Of course, Aqua comes with built-in support. If you are familiar with DataGrip, then the Database feature should look quite familiar to you. It provides us with the capability to establish a data source, complete with support for popular databases such as Cassandra, Redis, PostgreSQL, and others.
Once added, we can inspect the database structure in the tree view, execute queries in the query console, and view/extract/compare the results in many formats from the output window. In other words, the tool has all the features we need.
Below you can see an example query I executed upon a PostgreSQL table.
So, is it time to remove all other tools and replace them with Aqua IDE? Not yet. As we mentioned, the IDE is still in the preview stage, and issues are still present. As I was exploring it, a couple of errors popped up from time to time (reported them, of course 😅).
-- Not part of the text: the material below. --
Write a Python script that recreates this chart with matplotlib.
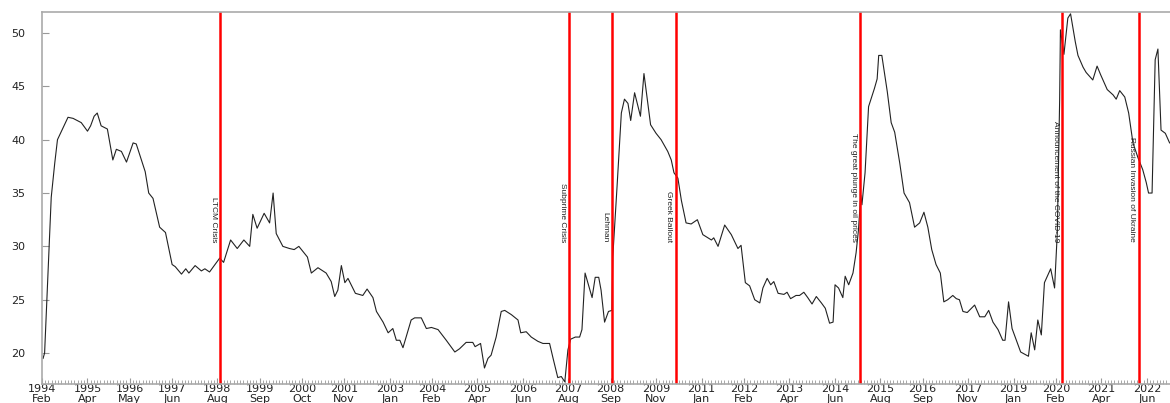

The IDE already comes equipped with a plethora of fantastic features. However, support for some widely used tools/frameworks is still missing. According to the JetBrains website, some of these will be available in future updates, and I am confident that even more will be added.
The ability to have a code editor, database/test case management tools, website inspection capabilities, API request functionality, and reporting all in one place is fantastic. I eagerly anticipate what new updates will bring.
I recommend that everyone downloads the preview version and gives it a try. I am confident that you will not be disappointed, and you can assist the developers of the IDE by providing suggestions for useful features and reporting any issues that you encounter.